• **Direction**:
From the records below, copy out exactly the lines from the one containing "Write a Python" to the one containing "plt.rcParams['font.family'] = ['Liberation", both included. Add nothing else.

Entries with chart source code
# # #
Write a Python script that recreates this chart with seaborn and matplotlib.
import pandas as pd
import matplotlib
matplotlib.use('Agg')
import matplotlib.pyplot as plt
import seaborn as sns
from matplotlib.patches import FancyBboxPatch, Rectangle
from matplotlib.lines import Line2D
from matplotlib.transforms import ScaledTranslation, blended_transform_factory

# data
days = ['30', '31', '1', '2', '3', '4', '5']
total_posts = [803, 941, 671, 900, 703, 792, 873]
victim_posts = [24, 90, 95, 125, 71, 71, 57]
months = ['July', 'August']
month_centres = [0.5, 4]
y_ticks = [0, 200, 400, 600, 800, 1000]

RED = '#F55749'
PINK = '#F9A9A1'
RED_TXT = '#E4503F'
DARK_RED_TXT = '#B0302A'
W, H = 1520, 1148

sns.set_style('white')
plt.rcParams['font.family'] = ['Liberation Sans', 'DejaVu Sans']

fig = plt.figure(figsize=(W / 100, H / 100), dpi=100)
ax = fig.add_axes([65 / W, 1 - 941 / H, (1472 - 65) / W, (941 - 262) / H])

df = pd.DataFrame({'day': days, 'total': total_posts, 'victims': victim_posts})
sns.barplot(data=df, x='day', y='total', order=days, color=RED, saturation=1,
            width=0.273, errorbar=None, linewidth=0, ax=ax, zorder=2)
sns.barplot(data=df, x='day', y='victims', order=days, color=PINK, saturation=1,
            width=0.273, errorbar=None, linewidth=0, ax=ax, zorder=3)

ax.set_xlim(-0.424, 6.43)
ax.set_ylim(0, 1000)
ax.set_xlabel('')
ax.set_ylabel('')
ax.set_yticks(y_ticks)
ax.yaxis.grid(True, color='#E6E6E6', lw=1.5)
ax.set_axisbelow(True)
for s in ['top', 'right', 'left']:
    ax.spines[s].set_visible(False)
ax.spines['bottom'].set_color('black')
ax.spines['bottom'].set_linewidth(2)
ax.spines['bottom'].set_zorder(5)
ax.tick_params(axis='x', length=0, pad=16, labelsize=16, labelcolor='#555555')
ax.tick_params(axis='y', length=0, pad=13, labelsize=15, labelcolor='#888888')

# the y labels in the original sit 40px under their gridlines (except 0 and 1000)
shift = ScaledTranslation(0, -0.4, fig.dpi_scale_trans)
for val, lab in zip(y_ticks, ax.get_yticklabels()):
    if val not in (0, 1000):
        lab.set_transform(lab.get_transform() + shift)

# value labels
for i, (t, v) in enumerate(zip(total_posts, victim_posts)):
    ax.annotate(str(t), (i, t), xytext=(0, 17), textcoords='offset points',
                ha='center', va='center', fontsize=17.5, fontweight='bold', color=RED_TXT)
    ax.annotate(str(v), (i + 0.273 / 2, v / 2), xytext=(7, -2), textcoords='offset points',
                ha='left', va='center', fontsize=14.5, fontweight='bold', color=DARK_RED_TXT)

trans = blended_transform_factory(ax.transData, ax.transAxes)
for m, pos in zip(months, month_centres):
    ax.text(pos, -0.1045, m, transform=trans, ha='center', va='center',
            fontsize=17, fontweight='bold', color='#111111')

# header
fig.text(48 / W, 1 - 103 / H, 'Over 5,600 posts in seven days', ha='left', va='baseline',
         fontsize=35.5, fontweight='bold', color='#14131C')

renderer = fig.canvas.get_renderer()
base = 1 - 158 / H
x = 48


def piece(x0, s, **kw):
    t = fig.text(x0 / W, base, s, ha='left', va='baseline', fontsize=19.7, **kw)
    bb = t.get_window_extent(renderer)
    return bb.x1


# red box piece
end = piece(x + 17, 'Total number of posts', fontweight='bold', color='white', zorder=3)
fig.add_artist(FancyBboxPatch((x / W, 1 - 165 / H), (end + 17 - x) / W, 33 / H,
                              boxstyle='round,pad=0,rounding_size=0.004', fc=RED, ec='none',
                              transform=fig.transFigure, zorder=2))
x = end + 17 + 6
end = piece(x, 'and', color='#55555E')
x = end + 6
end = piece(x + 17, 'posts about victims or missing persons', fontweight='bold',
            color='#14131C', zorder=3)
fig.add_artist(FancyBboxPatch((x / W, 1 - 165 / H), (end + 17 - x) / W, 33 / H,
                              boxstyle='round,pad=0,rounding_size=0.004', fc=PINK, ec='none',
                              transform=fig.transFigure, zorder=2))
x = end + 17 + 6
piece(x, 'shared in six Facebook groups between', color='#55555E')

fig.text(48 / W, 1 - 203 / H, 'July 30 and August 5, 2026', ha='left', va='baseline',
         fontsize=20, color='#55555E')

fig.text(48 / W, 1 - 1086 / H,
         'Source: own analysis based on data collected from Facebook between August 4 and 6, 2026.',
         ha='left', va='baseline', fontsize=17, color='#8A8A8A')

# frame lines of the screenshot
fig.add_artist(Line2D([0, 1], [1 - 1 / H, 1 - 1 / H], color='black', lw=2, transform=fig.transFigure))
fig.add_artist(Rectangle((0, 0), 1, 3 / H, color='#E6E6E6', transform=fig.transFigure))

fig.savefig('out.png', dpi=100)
# # #
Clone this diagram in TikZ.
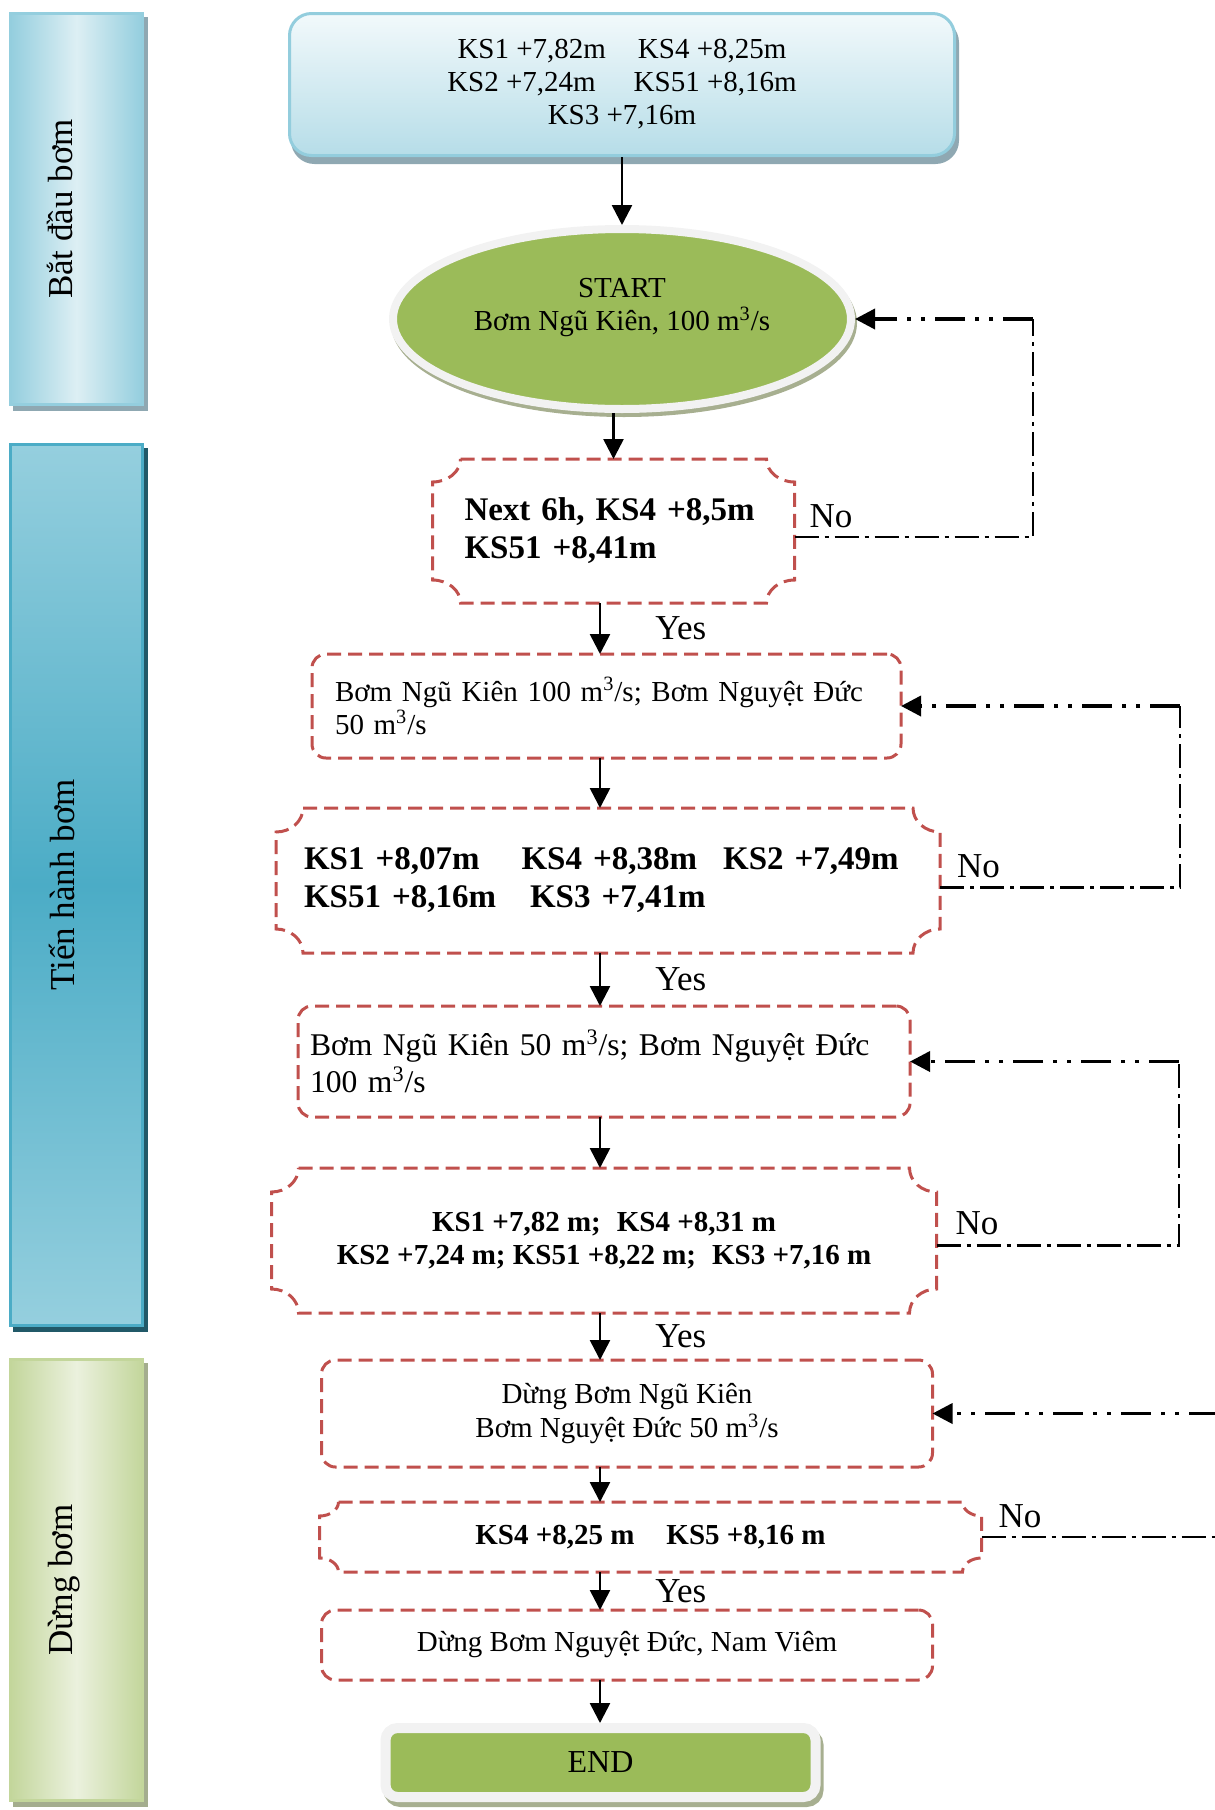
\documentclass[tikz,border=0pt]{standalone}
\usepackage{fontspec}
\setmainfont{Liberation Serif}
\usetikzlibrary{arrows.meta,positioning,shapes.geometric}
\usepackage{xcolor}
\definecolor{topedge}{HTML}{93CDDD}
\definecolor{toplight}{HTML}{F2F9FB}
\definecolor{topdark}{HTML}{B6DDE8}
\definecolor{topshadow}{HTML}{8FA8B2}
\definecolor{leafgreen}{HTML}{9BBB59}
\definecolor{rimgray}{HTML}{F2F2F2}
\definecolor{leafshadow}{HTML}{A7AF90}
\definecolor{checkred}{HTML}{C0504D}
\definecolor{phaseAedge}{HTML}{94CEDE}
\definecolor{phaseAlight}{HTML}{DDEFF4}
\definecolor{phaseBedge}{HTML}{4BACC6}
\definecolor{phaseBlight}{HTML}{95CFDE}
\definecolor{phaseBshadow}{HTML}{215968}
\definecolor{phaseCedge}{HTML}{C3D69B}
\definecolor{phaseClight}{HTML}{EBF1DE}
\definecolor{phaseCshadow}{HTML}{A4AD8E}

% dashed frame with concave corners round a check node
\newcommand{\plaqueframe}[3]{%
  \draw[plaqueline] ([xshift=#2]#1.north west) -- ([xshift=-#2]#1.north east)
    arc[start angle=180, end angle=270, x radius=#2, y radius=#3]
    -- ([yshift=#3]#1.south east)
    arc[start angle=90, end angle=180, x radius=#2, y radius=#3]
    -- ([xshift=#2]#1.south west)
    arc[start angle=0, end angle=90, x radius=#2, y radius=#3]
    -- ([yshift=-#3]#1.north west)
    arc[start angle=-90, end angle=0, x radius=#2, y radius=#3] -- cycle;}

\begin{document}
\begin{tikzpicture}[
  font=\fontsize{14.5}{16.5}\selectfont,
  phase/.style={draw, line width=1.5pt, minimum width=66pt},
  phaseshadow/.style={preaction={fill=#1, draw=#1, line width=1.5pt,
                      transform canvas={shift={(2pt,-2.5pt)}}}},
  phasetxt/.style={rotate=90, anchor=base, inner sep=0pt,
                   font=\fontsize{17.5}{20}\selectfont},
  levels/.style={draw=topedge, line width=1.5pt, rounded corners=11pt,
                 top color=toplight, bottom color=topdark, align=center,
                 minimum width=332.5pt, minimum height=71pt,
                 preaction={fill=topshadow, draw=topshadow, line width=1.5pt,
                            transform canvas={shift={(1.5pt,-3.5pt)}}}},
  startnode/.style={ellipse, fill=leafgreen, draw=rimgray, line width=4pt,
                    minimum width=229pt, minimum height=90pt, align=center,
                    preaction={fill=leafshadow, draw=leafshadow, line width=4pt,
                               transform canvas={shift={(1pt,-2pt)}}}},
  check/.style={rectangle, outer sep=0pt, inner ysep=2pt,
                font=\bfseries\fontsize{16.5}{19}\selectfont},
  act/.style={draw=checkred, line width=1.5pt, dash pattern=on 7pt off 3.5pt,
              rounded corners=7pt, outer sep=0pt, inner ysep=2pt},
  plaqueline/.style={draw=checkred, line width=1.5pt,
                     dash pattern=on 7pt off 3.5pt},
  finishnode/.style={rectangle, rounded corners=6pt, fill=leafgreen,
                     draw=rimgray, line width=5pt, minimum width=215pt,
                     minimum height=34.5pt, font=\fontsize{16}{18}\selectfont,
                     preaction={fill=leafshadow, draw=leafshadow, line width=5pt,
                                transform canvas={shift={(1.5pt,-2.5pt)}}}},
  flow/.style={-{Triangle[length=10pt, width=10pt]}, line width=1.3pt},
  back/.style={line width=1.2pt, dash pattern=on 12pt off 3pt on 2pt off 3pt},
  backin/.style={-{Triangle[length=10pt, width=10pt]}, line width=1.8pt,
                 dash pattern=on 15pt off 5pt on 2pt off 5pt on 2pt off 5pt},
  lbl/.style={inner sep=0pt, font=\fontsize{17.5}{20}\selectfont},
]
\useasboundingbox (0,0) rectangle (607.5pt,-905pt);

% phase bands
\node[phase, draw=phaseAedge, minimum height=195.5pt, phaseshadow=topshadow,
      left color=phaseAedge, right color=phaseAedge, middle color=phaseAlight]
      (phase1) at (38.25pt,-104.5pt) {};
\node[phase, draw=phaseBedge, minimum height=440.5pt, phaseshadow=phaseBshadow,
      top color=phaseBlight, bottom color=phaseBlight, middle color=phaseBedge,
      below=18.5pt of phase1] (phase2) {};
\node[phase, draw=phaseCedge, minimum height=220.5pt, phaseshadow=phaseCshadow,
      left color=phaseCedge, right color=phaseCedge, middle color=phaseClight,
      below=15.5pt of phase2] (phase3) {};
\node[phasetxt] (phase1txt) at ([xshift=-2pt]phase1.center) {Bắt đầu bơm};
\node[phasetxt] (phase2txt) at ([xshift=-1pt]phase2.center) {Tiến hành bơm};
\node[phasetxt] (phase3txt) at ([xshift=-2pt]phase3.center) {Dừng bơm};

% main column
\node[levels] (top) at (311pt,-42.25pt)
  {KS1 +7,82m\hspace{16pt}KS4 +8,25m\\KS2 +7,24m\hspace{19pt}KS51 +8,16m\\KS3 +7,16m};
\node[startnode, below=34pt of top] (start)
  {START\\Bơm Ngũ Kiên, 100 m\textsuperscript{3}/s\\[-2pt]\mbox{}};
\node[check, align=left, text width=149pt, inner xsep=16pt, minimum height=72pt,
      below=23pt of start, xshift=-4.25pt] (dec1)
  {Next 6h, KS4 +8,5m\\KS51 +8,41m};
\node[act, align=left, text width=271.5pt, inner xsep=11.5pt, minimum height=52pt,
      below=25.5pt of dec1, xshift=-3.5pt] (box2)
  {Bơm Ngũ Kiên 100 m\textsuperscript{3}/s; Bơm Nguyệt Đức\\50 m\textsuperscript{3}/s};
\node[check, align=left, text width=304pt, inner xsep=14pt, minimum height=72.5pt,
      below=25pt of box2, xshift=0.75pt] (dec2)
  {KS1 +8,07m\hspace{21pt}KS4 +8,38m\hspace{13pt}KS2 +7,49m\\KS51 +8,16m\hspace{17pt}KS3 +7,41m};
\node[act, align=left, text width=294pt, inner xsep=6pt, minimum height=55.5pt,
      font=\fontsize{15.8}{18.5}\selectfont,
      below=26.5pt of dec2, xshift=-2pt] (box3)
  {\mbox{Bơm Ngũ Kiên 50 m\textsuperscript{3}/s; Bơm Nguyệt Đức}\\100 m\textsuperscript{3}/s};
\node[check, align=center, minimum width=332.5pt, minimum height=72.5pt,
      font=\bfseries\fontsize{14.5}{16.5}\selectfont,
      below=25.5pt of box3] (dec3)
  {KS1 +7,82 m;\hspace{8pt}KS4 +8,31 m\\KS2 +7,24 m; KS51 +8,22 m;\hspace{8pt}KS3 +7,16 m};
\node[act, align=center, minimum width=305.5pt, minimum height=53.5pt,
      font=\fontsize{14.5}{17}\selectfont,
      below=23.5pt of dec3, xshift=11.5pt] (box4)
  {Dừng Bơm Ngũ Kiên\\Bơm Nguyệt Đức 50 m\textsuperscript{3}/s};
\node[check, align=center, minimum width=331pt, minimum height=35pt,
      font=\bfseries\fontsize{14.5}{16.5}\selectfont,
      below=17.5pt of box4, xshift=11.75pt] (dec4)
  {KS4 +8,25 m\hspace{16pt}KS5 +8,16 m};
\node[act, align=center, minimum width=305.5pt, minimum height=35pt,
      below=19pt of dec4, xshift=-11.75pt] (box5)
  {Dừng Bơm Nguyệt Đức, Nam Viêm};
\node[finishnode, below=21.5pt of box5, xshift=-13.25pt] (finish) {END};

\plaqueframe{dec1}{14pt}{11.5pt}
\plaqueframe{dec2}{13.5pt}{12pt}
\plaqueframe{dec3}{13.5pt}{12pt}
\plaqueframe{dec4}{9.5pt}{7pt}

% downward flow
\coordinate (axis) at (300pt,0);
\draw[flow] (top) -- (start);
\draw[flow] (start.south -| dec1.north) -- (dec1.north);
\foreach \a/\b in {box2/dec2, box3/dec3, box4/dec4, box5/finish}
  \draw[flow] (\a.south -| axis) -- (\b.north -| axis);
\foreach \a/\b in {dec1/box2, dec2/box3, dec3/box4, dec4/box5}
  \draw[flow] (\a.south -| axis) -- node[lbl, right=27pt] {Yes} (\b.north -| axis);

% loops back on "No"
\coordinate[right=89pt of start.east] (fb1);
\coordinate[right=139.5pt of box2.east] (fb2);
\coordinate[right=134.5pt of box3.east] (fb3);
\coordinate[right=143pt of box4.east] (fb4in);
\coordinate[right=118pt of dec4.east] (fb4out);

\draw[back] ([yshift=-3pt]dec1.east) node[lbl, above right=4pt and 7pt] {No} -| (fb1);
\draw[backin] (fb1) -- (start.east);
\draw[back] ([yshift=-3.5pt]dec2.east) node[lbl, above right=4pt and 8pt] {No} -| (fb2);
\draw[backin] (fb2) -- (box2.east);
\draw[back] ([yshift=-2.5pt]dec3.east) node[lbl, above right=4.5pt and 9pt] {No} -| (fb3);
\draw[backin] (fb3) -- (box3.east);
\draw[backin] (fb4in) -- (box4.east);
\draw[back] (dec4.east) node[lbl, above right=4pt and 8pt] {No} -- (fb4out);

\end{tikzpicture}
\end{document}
# # #
• **Result for this task**:
Write a Python script that recreates this chart with seaborn and matplotlib.
import pandas as pd
import matplotlib
matplotlib.use('Agg')
import matplotlib.pyplot as plt
import seaborn as sns
from matplotlib.patches import FancyBboxPatch, Rectangle
from matplotlib.lines import Line2D
from matplotlib.transforms import ScaledTranslation, blended_transform_factory

# data
days = ['30', '31', '1', '2', '3', '4', '5']
total_posts = [803, 941, 671, 900, 703, 792, 873]
victim_posts = [24, 90, 95, 125, 71, 71, 57]
months = ['July', 'August']
month_centres = [0.5, 4]
y_ticks = [0, 200, 400, 600, 800, 1000]

RED = '#F55749'
PINK = '#F9A9A1'
RED_TXT = '#E4503F'
DARK_RED_TXT = '#B0302A'
W, H = 1520, 1148

sns.set_style('white')
plt.rcParams['font.family'] = ['Liberation Sans', 'DejaVu Sans']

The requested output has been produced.